Written problem = Go over the listing below line by line and tally those containing "this". Give only the tally.

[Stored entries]
--- Start ---
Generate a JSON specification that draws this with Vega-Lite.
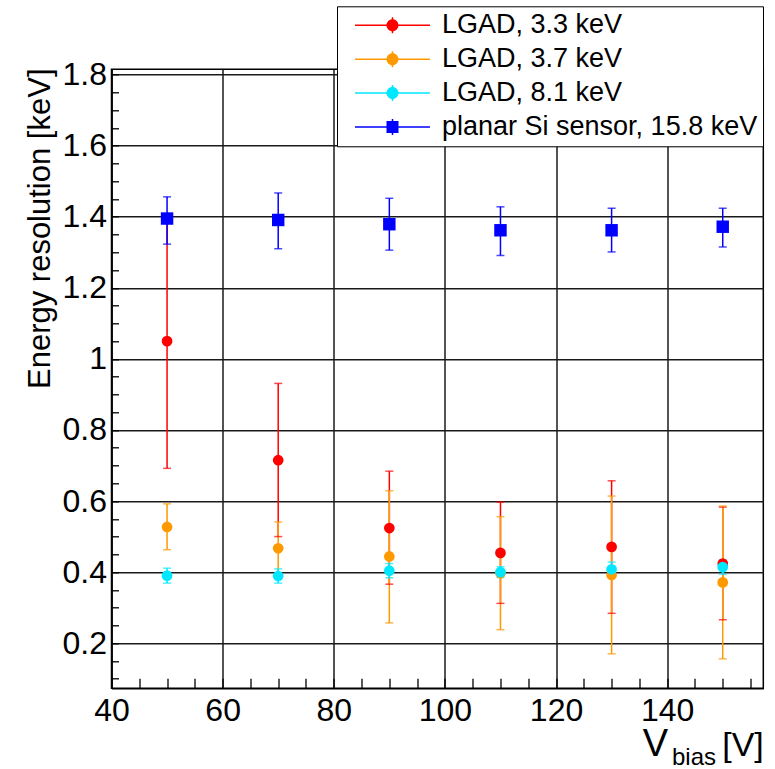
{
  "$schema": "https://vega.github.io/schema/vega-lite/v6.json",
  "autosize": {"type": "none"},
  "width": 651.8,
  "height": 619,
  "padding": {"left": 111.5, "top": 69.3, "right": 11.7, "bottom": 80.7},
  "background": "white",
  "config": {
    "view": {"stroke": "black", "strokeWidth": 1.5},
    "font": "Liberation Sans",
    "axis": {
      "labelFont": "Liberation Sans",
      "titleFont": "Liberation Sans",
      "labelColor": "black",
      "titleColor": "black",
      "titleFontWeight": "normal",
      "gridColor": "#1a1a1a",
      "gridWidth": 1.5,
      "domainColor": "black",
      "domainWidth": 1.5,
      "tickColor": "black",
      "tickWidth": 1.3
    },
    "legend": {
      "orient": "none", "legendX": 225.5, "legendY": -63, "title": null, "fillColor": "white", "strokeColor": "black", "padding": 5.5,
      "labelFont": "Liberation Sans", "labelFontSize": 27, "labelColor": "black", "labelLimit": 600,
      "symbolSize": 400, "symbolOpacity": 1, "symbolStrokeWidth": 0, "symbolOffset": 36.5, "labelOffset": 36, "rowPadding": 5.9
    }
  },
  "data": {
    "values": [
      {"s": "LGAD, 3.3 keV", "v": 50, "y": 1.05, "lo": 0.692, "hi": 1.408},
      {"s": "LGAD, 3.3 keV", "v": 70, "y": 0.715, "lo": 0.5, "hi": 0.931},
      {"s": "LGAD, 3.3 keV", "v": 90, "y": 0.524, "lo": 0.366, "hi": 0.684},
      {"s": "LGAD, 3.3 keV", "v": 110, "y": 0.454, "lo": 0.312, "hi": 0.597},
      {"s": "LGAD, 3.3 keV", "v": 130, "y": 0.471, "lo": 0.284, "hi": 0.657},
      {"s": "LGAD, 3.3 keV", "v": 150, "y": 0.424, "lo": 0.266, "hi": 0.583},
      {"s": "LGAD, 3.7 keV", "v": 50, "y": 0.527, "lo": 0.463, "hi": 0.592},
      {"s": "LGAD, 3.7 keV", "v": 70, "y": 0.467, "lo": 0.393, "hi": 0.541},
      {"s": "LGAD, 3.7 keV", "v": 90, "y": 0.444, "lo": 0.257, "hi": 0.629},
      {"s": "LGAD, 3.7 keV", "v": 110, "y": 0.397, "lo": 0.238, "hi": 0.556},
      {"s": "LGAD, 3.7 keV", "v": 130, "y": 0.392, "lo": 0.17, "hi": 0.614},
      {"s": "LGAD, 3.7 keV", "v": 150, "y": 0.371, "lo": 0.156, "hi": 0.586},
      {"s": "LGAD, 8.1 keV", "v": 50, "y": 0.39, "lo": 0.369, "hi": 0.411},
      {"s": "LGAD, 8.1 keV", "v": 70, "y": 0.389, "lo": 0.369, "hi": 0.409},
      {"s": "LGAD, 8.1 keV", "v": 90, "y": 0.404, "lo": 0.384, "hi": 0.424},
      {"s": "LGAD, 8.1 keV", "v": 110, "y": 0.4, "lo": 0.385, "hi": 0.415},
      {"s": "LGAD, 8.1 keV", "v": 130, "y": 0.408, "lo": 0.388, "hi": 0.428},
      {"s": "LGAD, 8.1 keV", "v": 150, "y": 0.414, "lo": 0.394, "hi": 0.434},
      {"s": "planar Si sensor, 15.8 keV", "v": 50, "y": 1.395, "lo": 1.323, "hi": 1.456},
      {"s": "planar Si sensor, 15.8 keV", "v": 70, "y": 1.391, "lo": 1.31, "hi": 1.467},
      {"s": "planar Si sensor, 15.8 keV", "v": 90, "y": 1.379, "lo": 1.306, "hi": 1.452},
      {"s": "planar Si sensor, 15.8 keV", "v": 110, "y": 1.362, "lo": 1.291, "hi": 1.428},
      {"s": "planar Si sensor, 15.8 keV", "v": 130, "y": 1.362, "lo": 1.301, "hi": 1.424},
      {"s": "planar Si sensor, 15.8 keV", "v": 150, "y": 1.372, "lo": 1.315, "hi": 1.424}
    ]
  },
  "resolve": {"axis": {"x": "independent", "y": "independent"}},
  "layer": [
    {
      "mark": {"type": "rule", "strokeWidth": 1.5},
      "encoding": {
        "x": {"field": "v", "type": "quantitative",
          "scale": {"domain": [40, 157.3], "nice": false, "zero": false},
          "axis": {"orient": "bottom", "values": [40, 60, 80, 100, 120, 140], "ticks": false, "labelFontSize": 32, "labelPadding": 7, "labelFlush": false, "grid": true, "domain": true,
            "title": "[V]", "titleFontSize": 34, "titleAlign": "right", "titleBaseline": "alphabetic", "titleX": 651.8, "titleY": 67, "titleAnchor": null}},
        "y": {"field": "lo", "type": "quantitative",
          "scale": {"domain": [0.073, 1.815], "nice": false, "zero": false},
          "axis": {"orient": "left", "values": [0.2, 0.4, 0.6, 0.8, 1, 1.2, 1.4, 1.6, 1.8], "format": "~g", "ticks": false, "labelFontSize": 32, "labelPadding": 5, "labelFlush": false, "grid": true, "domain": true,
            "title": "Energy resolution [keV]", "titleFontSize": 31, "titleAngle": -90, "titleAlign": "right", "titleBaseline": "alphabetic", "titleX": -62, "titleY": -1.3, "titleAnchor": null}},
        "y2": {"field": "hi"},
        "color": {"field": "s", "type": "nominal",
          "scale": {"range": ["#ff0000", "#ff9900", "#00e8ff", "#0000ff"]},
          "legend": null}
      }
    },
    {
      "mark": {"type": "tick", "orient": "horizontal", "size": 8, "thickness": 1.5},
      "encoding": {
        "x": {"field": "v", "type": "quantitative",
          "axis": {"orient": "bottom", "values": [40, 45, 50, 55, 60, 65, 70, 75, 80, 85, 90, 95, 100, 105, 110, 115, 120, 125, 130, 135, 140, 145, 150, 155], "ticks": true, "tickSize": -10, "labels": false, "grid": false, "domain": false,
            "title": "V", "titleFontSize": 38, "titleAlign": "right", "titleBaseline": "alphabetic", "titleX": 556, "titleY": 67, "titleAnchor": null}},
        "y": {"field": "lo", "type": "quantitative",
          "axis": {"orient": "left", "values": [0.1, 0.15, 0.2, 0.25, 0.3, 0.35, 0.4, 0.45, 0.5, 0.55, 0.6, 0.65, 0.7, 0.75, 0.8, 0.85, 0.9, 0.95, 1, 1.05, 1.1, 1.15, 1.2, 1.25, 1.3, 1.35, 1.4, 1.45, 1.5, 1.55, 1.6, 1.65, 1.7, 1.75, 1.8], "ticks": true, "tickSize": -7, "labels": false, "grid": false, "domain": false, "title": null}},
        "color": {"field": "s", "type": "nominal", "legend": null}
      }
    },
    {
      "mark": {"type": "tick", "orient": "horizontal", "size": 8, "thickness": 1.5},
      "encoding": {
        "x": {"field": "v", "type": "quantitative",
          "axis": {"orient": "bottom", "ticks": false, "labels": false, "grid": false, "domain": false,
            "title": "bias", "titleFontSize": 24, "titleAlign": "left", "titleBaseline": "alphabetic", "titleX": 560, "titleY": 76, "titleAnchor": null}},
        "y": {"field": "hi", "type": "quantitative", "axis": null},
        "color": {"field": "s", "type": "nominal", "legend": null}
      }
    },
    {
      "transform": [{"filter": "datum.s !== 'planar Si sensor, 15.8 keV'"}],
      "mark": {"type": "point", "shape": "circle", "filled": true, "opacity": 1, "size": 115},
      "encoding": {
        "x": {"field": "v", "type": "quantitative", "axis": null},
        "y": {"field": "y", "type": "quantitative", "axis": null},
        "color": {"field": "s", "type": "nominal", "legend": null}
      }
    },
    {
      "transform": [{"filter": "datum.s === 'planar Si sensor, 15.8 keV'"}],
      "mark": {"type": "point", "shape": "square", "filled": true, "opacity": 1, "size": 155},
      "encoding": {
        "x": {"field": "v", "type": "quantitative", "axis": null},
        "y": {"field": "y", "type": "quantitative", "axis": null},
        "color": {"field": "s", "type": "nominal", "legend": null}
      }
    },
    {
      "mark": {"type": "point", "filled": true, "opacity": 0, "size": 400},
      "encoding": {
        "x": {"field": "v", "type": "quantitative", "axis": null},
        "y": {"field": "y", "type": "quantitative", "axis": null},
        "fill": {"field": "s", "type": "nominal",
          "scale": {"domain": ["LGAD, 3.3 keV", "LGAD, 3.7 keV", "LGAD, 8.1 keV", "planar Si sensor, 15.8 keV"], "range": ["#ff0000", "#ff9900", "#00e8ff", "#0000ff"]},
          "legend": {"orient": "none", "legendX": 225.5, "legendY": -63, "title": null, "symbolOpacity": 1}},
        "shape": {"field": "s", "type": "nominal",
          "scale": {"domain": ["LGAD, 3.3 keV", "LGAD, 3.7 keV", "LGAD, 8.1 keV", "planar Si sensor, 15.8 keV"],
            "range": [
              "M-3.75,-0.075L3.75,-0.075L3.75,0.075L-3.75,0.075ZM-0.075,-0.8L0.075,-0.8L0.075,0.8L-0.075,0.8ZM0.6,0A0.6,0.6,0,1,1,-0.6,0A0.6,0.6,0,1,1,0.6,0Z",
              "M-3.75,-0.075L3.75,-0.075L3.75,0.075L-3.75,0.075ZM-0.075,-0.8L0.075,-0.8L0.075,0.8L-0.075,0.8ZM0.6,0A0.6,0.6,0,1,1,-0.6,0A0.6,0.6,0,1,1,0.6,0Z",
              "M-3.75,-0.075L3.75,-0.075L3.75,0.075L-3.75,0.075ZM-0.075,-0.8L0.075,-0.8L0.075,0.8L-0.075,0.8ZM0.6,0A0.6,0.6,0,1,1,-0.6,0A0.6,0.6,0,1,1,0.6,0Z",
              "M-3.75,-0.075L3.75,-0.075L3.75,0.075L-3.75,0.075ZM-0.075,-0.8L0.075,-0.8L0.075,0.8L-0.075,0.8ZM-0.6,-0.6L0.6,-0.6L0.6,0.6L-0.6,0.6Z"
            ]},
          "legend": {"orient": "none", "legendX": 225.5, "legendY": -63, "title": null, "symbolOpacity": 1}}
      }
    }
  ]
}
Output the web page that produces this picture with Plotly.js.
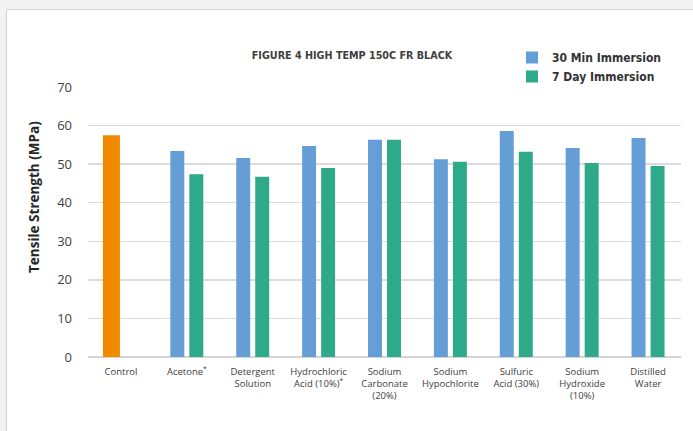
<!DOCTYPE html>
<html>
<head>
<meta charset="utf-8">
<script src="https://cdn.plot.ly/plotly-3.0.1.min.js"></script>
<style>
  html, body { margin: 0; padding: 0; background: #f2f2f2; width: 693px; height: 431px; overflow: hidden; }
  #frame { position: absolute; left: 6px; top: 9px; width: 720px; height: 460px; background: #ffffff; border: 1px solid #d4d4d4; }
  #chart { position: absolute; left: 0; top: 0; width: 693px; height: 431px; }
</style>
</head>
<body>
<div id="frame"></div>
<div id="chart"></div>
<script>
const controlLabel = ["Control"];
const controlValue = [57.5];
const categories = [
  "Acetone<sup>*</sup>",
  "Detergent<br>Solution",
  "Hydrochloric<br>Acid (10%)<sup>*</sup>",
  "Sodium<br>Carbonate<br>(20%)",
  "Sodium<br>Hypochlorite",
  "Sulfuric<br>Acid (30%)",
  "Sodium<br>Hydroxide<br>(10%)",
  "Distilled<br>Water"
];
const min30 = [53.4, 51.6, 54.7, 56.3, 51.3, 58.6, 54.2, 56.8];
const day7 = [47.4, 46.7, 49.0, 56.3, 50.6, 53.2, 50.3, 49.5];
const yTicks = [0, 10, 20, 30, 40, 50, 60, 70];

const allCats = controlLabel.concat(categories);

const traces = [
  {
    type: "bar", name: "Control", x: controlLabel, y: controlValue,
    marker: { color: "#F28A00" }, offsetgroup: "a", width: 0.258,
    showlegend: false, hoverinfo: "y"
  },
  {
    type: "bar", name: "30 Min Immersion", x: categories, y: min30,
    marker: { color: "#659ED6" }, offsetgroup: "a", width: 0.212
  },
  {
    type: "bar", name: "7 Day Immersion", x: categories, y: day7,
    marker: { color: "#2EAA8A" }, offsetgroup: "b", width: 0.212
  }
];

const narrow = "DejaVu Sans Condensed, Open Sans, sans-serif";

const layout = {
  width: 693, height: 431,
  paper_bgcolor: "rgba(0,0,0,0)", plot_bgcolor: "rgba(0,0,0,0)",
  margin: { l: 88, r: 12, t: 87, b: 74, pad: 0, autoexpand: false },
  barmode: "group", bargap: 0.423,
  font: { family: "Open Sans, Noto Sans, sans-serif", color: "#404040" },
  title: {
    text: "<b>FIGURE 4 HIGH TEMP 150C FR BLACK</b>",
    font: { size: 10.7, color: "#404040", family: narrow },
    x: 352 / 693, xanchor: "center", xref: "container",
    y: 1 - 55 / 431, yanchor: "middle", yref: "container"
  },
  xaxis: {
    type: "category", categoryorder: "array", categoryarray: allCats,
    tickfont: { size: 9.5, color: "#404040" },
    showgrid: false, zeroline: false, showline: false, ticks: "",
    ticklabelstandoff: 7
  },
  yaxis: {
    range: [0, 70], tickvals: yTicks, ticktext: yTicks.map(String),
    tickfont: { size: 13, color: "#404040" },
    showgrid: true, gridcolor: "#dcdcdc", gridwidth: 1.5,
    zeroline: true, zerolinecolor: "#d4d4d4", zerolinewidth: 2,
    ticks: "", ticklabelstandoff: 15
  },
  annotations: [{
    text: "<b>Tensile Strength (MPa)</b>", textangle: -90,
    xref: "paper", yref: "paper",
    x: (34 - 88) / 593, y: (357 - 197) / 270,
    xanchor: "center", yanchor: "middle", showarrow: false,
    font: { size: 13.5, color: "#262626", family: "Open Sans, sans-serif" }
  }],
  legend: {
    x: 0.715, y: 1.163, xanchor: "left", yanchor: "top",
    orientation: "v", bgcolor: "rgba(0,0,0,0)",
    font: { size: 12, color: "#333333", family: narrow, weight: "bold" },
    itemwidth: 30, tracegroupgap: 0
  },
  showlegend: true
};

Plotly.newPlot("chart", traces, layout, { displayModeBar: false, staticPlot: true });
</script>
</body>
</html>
--- End ---
Task solution = 2